The key points were:
Contribution of the legal sector - Robert noted that English law and the work of English and Welsh solicitors underwrite business transactions across the world. He noted the economic contribution of legal services is £26 billion a year and £3.6 billion to the balance of payments.
- Reaction to the prime minister’s recent speech - Robert said that the government has recognised the importance of mutual recognition of judgments, noting that the ‘infrastructure of justice’, was of benefit for both the UK and the rest of the EU.
Access to the EU market – if the UK falls back on World Trade Organisation (WTO) rules, the treatment of lawyers in the EU would be considerably worse. He noted that there would be the possibility in some countries that UK lawyers would not be able to practise home law or have a commercial presence.
Legal professional privilege – All witnesses emphasised the importance of UK lawyers to retain legal professional privilege within the EU.
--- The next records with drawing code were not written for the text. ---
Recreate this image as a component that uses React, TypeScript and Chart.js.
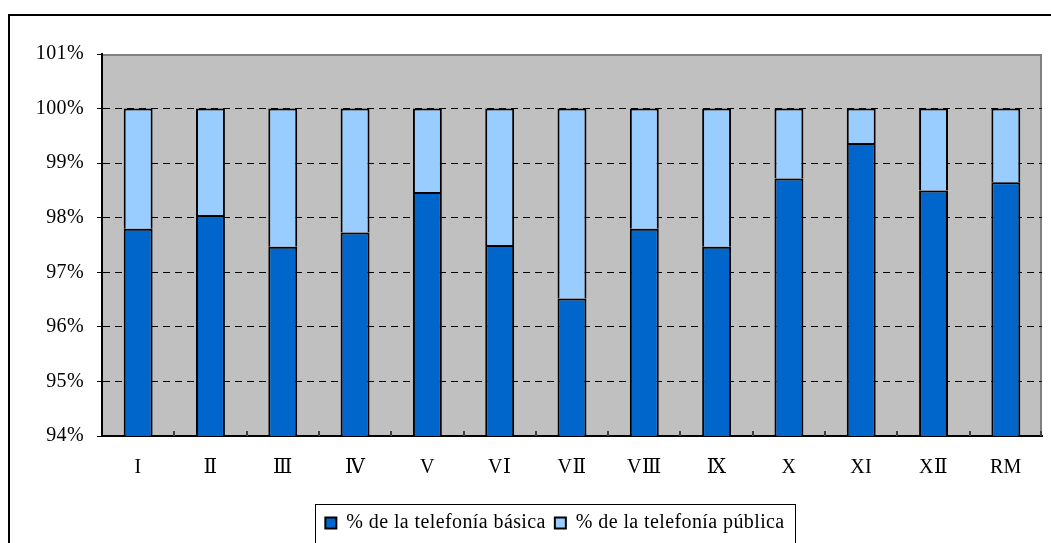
import React, { useEffect, useRef } from "react";
import { Chart, registerables } from "chart.js";

Chart.register(...registerables);

const categories = ["I", "Ⅱ", "Ⅲ", "Ⅳ", "V", "VⅠ", "VⅡ", "VⅢ", "Ⅸ", "X", "XI", "XⅡ", "RM"];
const basica = [97.8, 98.05, 97.47, 97.73, 98.47, 97.5, 96.52, 97.8, 97.47, 98.72, 99.37, 98.5, 98.65];
const publica = [2.2, 1.95, 2.53, 2.27, 1.53, 2.5, 3.48, 2.2, 2.53, 1.28, 0.63, 1.5, 1.35];
const seriesNames = ["% de la telefonía básica", "% de la telefonía pública"];
const yMin = 94;
const yMax = 101;
const yStep = 1;

const FONT = "'Liberation Serif', 'DejaVu Serif', serif";
const SPACING = "0.4px";

const decor = {
  id: "decor",
  beforeUpdate(chart: any) {
    try {
      chart.ctx.letterSpacing = SPACING;
    } catch (e) {}
  },
  afterLayout(chart: any) {
    const lg = chart.legend;
    if (lg) {
      lg.left += 30;
      lg.right += 30;
    }
  },
  beforeDraw(chart: any) {
    const { ctx, chartArea: a } = chart;
    try {
      ctx.letterSpacing = SPACING;
    } catch (e) {}
    ctx.save();
    ctx.fillStyle = "#C0C0C0";
    ctx.fillRect(a.left, a.top, a.right - a.left, a.bottom - a.top);
    ctx.strokeStyle = "#808080";
    ctx.lineWidth = 2;
    ctx.beginPath();
    ctx.moveTo(a.left, a.top + 1);
    ctx.lineTo(a.right - 1, a.top + 1);
    ctx.lineTo(a.right - 1, a.bottom);
    ctx.stroke();
    ctx.restore();
  },
  afterDatasetsDraw(chart: any) {
    const { ctx, chartArea: a } = chart;
    const xs = chart.scales.x;
    const n = categories.length;
    ctx.save();
    ctx.strokeStyle = "#404040";
    ctx.lineWidth = 2;
    for (let i = 1; i <= n; i++) {
      let px: number;
      if (i < n) px = (xs.getPixelForValue(i - 1) + xs.getPixelForValue(i)) / 2;
      else px = a.right - 1;
      ctx.beginPath();
      ctx.moveTo(Math.round(px), a.bottom);
      ctx.lineTo(Math.round(px), a.bottom - 5);
      ctx.stroke();
    }
    ctx.restore();
  },
  afterDraw(chart: any) {
    const lg = chart.legend;
    if (!lg || !lg.legendHitBoxes || !lg.legendHitBoxes.length) return;
    const hb = lg.legendHitBoxes;
    let l = Infinity, r = -Infinity, t = Infinity;
    hb.forEach((h: any) => {
      l = Math.min(l, h.left);
      r = Math.max(r, h.left + h.width);
      t = Math.min(t, h.top);
    });
    const { ctx } = chart;
    ctx.save();
    ctx.strokeStyle = "#000";
    ctx.lineWidth = 1;
    ctx.strokeRect(Math.round(l - 10) + 0.5, Math.round(t - 9) + 0.5, Math.round(r - l + 21), 200);
    ctx.restore();
  },
};

export default function App() {
  const ref = useRef<HTMLCanvasElement>(null);
  useEffect(() => {
    if (!ref.current) return;
    const chart = new Chart(ref.current, {
      type: "bar",
      data: {
        labels: categories,
        datasets: [
          {
            label: seriesNames[0],
            data: basica,
            backgroundColor: "#0066CC",
            borderColor: "#000000",
            borderWidth: 2,
            borderSkipped: false,
          },
          {
            label: seriesNames[1],
            data: publica,
            backgroundColor: "#99CCFF",
            borderColor: "#000000",
            borderWidth: 2,
            borderSkipped: "start",
          },
        ],
      },
      plugins: [decor],
      options: {
        responsive: false,
        animation: false,
        datasets: { bar: { categoryPercentage: 1, barPercentage: 0.4 } },
        layout: { padding: { top: 46, right: 9, left: 0, bottom: 0 } },
        plugins: {
          tooltip: { enabled: false },
          legend: {
            position: "bottom",
            labels: {
              boxWidth: 11,
              boxHeight: 11,
              padding: 9,
              color: "#000",
              font: { family: FONT, size: 20 },
            },
          },
        },
        scales: {
          x: {
            stacked: true,
            grid: { display: false, drawTicks: false },
            border: { display: true, color: "#000", width: 2 },
            ticks: { color: "#000", font: { family: FONT, size: 20 }, padding: 20, maxRotation: 0 },
            afterFit(s: any) {
              s.height = 68;
            },
          },
          y: {
            stacked: true,
            min: yMin,
            max: yMax,
            grid: {
              color: (c: any) => (c.tick && c.tick.value > yMin && c.tick.value < yMax ? "#000" : "rgba(0,0,0,0)"),
              tickColor: "#000",
              tickLength: 5,
              lineWidth: 1,
            },
            border: { display: true, color: "#000", width: 2, dash: [7, 5] },
            ticks: {
              stepSize: yStep,
              color: "#000",
              padding: 13,
              font: { family: FONT, size: 20 },
              callback: (v: any) => v + "%",
            },
            afterFit(s: any) {
              s.width = 94;
            },
          },
        },
      },
    });
    return () => chart.destroy();
  }, []);

  return (
    <div style={{ position: "fixed", left: 8, top: 8, width: 1043, height: 535, overflow: "hidden" }}>
      <div
        style={{
          position: "absolute",
          left: 0,
          top: 6,
          width: 2000,
          height: 2000,
          borderLeft: "2px solid #000",
          borderTop: "2px solid #000",
        }}
      />
      <canvas ref={ref} width={1043} height={535} style={{ position: "absolute", left: 0, top: 0 }} />
    </div>
  );
}
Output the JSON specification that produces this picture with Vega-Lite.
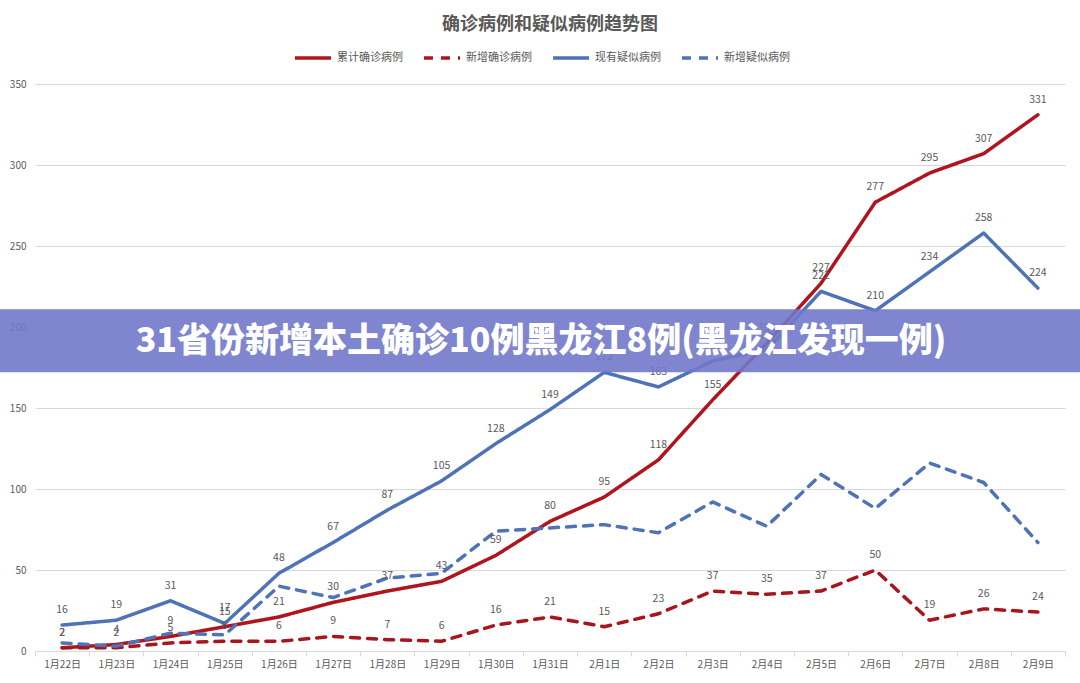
{
  "$schema": "https://vega.github.io/schema/vega-lite/v6.json",
  "width": 1030,
  "height": 567,
  "autosize": {"type": "none"},
  "padding": {"left": 35, "top": 84, "right": 15, "bottom": 32},
  "background": "white",
  "title": {
    "text": "确诊病例和疑似病例趋势图",
    "fontSize": 18,
    "fontWeight": "bold",
    "color": "#595959",
    "font": "Noto Sans CJK SC",
    "anchor": "middle",
    "offset": 4
  },
  "config": {
    "view": {"stroke": null},
    "legend": {
      "orient": "none",
      "legendX": 258,
      "legendY": -46,
      "direction": "horizontal",
      "title": null,
      "symbolType": "stroke",
      "symbolSize": 1300,
      "symbolStrokeWidth": 3.5,
      "labelFont": "Noto Sans CJK SC",
      "labelFontSize": 11,
      "labelColor": "#595959",
      "columnPadding": 13,
      "labelOffset": 4
    }
  },
  "data": {
    "values": [
      {"date": "1月22日", "累计确诊病例": 2, "新增确诊病例": 2, "现有疑似病例": 16, "新增疑似病例": 5},
      {"date": "1月23日", "累计确诊病例": 4, "新增确诊病例": 2, "现有疑似病例": 19, "新增疑似病例": 3},
      {"date": "1月24日", "累计确诊病例": 9, "新增确诊病例": 5, "现有疑似病例": 31, "新增疑似病例": 11},
      {"date": "1月25日", "累计确诊病例": 15, "新增确诊病例": 6, "现有疑似病例": 17, "新增疑似病例": 10},
      {"date": "1月26日", "累计确诊病例": 21, "新增确诊病例": 6, "现有疑似病例": 48, "新增疑似病例": 40},
      {"date": "1月27日", "累计确诊病例": 30, "新增确诊病例": 9, "现有疑似病例": 67, "新增疑似病例": 33},
      {"date": "1月28日", "累计确诊病例": 37, "新增确诊病例": 7, "现有疑似病例": 87, "新增疑似病例": 45},
      {"date": "1月29日", "累计确诊病例": 43, "新增确诊病例": 6, "现有疑似病例": 105, "新增疑似病例": 48},
      {"date": "1月30日", "累计确诊病例": 59, "新增确诊病例": 16, "现有疑似病例": 128, "新增疑似病例": 74},
      {"date": "1月31日", "累计确诊病例": 80, "新增确诊病例": 21, "现有疑似病例": 149, "新增疑似病例": 76},
      {"date": "2月1日", "累计确诊病例": 95, "新增确诊病例": 15, "现有疑似病例": 172, "新增疑似病例": 78},
      {"date": "2月2日", "累计确诊病例": 118, "新增确诊病例": 23, "现有疑似病例": 163, "新增疑似病例": 73},
      {"date": "2月3日", "累计确诊病例": 155, "新增确诊病例": 37, "现有疑似病例": 179, "新增疑似病例": 92},
      {"date": "2月4日", "累计确诊病例": 190, "新增确诊病例": 35, "现有疑似病例": 186, "新增疑似病例": 77},
      {"date": "2月5日", "累计确诊病例": 227, "新增确诊病例": 37, "现有疑似病例": 222, "新增疑似病例": 109},
      {"date": "2月6日", "累计确诊病例": 277, "新增确诊病例": 50, "现有疑似病例": 210, "新增疑似病例": 88},
      {"date": "2月7日", "累计确诊病例": 295, "新增确诊病例": 19, "现有疑似病例": 234, "新增疑似病例": 116},
      {"date": "2月8日", "累计确诊病例": 307, "新增确诊病例": 26, "现有疑似病例": 258, "新增疑似病例": 104},
      {"date": "2月9日", "累计确诊病例": 331, "新增确诊病例": 24, "现有疑似病例": 224, "新增疑似病例": 67}
    ]
  },
  "transform": [
    {"fold": ["累计确诊病例", "新增确诊病例", "现有疑似病例", "新增疑似病例"], "as": ["series", "value"]}
  ],
  "encoding": {
    "x": {
      "field": "date",
      "type": "ordinal",
      "sort": null,
      "bandPosition": 0.5,
      "scale": {"type": "band", "paddingInner": 0, "paddingOuter": 0},
      "axis": {
        "title": null,
        "labelAngle": 0,
        "labelFont": "Noto Sans CJK SC",
        "labelFontSize": 10,
        "labelColor": "#595959",
        "tickBand": "extent",
        "tickColor": "#d9d9d9",
        "tickSize": 5,
        "domainColor": "#d9d9d9",
        "labelPadding": 3,
        "grid": false
      }
    },
    "y": {
      "field": "value",
      "type": "quantitative",
      "scale": {"domain": [0, 350], "nice": false},
      "axis": {
        "title": null,
        "values": [0, 50, 100, 150, 200, 250, 300, 350],
        "domain": false,
        "ticks": false,
        "grid": true,
        "gridColor": "#d9d9d9",
        "labelFont": "Noto Sans CJK SC",
        "labelFontSize": 10,
        "labelColor": "#595959",
        "labelPadding": 9
      }
    }
  },
  "layer": [
    {
      "mark": {"type": "line", "strokeWidth": 3.5, "strokeCap": "round", "strokeJoin": "round"},
      "encoding": {
        "color": {
          "field": "series",
          "type": "nominal",
          "scale": {
            "domain": ["累计确诊病例", "新增确诊病例", "现有疑似病例", "新增疑似病例"],
            "range": ["#b0141c", "#a8151d", "#4e73b6", "#4e73b6"]
          }
        },
        "strokeDash": {
          "field": "series",
          "type": "nominal",
          "scale": {
            "domain": ["累计确诊病例", "新增确诊病例", "现有疑似病例", "新增疑似病例"],
            "range": [[1, 0], [9, 8], [1, 0], [9, 8]]
          }
        }
      }
    },
    {
      "transform": [{"filter": "datum.series !== '新增疑似病例'"}],
      "mark": {"type": "text", "dy": -15, "fontSize": 10.5, "color": "#595959", "font": "Noto Sans CJK SC"},
      "encoding": {
        "text": {"field": "value", "type": "quantitative"}
      }
    },
    {
      "data": {"values": [{"top": 211, "bottom": 172, "mid": 191, "banner": "31省份新增本土确诊10例黑龙江8例(黑龙江发现一例)"}]},
      "transform": [],
      "layer": [
        {
          "mark": {"type": "rect", "color": "#7278ca", "opacity": 0.9},
          "encoding": {
            "x": {"value": -35},
            "x2": {"value": 1045},
            "y": {"field": "top", "type": "quantitative"},
            "y2": {"field": "bottom"}
          }
        },
        {
          "mark": {"type": "text", "color": "white", "fontSize": 34, "fontWeight": 900, "font": "Noto Sans CJK SC", "align": "center", "baseline": "middle"},
          "encoding": {
            "x": {"value": 506},
            "y": {"field": "mid", "type": "quantitative"},
            "text": {"field": "banner"}
          }
        }
      ]
    }
  ]
}
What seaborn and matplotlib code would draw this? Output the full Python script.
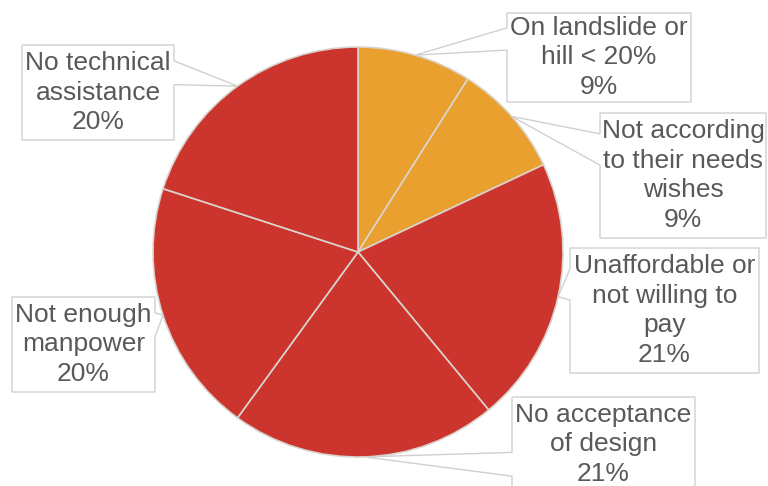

Court of Justice of the European Union - Simon Gleeson noted that it is likely that CJEU judgments will still have persuasive authority on the UK, as the courts will continue to look at the CJEU when interpreting legislation.
Movement of lawyers – there has been no downturn in legal business yet but as we get closer to the UK leaving the EU this many change. If some financial institutions, such as the Stock Exchange, were to leave then legal services may go with it.
Negotiating with EU for legal priorities - Robert said that the UK government should emphasise the mutual benefit of UK lawyers in the EU and vice versa, particularly that EU lawyers work through the City. He noted that there are 60 EU firms in the UK, at least 3,000 European lawyers and that around 30 per cent of trainee lawyers at the Paris Bar are in Anglophone firms.
Government support – Robert noted that the government has been engaged on Brexit and we have met with Minsters and officials at a number of departments. He said that we are pleased to see that the lord chancellor has recognised the importance of the maintaining ‘the infrastructure’ we have with the EU on civil justice.
Lawyers requalifying in Ireland - Alison Hook noted that 806 solicitors requalified in Ireland last year which is more than double the amount that qualify in Ireland each year. Robert noted that a number of competition practitioners have taken this up.
Unified Patent Court - Robert noted that it would be a very positive economic impact on the UK if it were to still have the plan for a division of the Unified Patent Court in London and that it would support the industries that need good patent lawyers here.
Regulatory reform post Brexit - Robert said that there is a worthwhile discussion to be had on regulation, particularly if there were parliamentary time to review the Legal Services Act. However, as there is not, lawyers need to be able to concentrate on Brexit as the job in hand. He also noted with our European colleagues looking more closely at the jurisdiction and how we are regulated, it would not be a good time to make significant changes that could lead to questions about the quality of the profession.
Opportunities from Brexit - Simon Gleeson noted that the priority would be to expand in the pacific. He noted that liberalising legal services markets did not have a strong connection with free trade agreements as barriers are often due to regulation of lawyers by the local bars and law societies. Robert noted that the Law Society continues to work with the Indian government and Bar to try to liberalise the Indian legal services market and hope to sign a memorandum of understanding soon.
House of Lords
Lord Black of Brentwood asked an oral question in the House of Lords on what plans the government has for the UK patent sector after Britain’s withdrawal from the EU, in particular in the light of their decision to ratify the Unified Patent Court Agreement.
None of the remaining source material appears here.